* _Data_
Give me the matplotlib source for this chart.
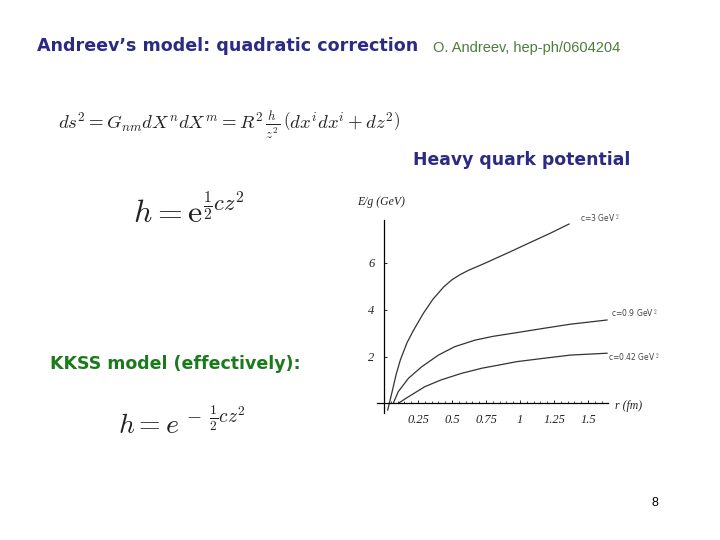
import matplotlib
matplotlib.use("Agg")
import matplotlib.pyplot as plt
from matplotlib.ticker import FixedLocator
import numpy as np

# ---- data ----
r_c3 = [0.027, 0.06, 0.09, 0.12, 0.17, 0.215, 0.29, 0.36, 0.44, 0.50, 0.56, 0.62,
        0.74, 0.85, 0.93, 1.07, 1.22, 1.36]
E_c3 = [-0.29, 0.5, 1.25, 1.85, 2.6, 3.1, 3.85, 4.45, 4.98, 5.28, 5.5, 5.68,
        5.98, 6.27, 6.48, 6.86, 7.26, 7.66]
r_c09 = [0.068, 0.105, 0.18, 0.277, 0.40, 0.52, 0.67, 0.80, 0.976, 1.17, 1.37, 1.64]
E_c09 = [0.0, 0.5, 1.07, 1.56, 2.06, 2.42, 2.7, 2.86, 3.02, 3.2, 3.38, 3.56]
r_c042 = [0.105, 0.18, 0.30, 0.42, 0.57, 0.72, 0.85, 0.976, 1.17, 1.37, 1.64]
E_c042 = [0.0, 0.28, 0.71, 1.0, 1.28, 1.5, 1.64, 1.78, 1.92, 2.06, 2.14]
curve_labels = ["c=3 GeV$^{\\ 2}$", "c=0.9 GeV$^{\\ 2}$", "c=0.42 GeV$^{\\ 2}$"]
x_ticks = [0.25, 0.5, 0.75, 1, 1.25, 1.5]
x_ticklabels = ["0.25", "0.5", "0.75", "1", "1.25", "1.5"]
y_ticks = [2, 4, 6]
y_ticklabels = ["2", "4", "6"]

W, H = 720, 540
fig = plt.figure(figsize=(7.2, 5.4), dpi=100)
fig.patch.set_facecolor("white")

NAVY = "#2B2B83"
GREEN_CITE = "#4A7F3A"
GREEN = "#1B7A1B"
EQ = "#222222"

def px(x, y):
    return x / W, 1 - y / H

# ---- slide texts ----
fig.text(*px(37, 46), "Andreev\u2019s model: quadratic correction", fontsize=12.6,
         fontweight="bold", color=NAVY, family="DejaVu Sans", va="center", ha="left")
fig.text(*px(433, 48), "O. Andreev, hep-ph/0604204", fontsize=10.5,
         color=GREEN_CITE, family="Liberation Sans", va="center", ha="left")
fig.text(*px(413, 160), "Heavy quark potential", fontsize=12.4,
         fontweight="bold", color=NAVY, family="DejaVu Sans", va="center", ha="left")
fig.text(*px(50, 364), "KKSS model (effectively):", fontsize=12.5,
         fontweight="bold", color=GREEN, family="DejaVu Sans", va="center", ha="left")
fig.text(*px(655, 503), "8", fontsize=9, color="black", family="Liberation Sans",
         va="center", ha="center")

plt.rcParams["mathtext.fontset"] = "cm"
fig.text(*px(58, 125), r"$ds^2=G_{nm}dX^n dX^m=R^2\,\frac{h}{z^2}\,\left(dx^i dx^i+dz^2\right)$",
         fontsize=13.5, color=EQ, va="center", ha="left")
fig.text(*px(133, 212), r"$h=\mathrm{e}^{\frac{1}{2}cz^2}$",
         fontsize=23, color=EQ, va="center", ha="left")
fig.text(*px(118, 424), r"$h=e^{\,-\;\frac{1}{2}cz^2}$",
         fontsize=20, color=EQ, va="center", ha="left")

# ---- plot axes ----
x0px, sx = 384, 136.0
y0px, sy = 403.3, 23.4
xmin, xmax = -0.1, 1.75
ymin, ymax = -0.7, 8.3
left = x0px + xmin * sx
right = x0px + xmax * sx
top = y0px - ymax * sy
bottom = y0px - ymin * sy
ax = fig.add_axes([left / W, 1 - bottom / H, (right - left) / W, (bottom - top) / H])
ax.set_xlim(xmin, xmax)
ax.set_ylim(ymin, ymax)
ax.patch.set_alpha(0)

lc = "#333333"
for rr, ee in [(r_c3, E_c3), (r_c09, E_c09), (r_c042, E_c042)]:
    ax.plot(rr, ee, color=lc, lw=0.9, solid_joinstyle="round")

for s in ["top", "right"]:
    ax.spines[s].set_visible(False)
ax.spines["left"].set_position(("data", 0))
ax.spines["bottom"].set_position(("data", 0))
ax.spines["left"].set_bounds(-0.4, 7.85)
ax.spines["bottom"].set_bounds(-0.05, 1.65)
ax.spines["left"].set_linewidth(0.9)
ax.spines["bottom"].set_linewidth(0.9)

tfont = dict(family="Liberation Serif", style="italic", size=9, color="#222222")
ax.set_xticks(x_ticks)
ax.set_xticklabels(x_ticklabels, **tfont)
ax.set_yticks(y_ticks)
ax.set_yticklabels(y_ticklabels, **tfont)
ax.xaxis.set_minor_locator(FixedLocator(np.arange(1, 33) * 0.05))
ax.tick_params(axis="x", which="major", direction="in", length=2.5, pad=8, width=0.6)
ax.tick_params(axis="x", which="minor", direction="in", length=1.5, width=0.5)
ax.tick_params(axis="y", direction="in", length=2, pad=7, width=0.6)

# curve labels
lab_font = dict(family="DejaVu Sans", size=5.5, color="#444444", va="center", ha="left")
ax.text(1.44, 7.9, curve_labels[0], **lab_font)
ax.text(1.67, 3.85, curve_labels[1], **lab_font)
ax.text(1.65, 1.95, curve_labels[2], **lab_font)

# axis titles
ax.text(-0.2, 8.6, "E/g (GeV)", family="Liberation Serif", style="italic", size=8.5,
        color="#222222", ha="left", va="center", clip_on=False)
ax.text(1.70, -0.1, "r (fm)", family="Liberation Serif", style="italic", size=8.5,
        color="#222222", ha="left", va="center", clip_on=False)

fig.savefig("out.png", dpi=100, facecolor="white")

* _Exercise objective_
Everything from the top line of the data down to and including the line with "import numpy as np" is to be copied, except the pictures.

* _Task answer_
Give me the matplotlib source for this chart.
import matplotlib
matplotlib.use("Agg")
import matplotlib.pyplot as plt
from matplotlib.ticker import FixedLocator
import numpy as np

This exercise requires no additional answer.